Contrary to a number of examples of decolonial art practices, Hasior steered clear of presenting a simplistic and idealised portrayal of a subaltern community. Scholar Dorota Jarecka made a very astute observation by stating that some of the artist’s works allude to the Polish folks committing atrocities against the Jewish people. The piece titled Chleb polski (Polish Bread) from 1968 makes the most striking impression in this regard. This assemblage depicts a loaf of bread stabbed with a knife, blood gushing from the wound in the form of red ribbons. According to Jarecka’s interpretation, the piece evokes anti-Semitic folk tales about the Jews desecrating the holy bread. The year 1968, when the piece was created, is a direct reference to the communist government’s smear campaign against Jewish people. As such we can say that Hasior’s art was not a naïve expression of ‘reverence for the peasants’: the artist was fully aware of the role some of the Polish peasants played in the ill-treatment of Jews during the German occupation.

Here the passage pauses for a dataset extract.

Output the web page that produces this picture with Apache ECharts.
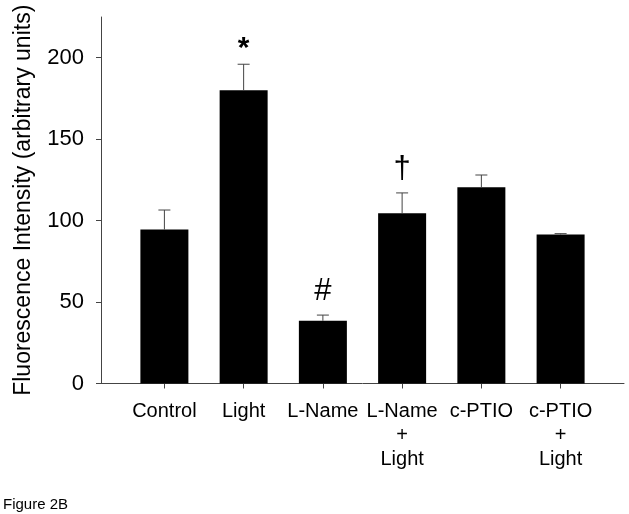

This multifaceted historic and artistic backdrop allows us to better understand that, in the case of Władysław Hasior’s art practice, the decolonial perspective should not lead to a one-sided narrative emphasising only the exploitation of the rural communities while paying no heed to their abusive inclinations. This aspect is of paramount importance, especially when considering the Polish peasants’ status of ‘colonised coloniser’ in the former Galicia. In fact, this social group on the one hand was enslaved by the feudal serfdom system; on the other hand, they played a dominant role over the other minority groups, such as the Ukrainian or the Jewish people. Therefore, it’s impossible to draw a clear-cut division between a ‘pure-hearted’ rural community and the colonising political elites. The following conclusion drawn from the historic experience as well as Hasior’s works seems worth highlighting to me: while a decolonial perspective in Eastern Europe might open up new perspectives, it also poses serious risk of simplifying a complicated social, political, and artistic context.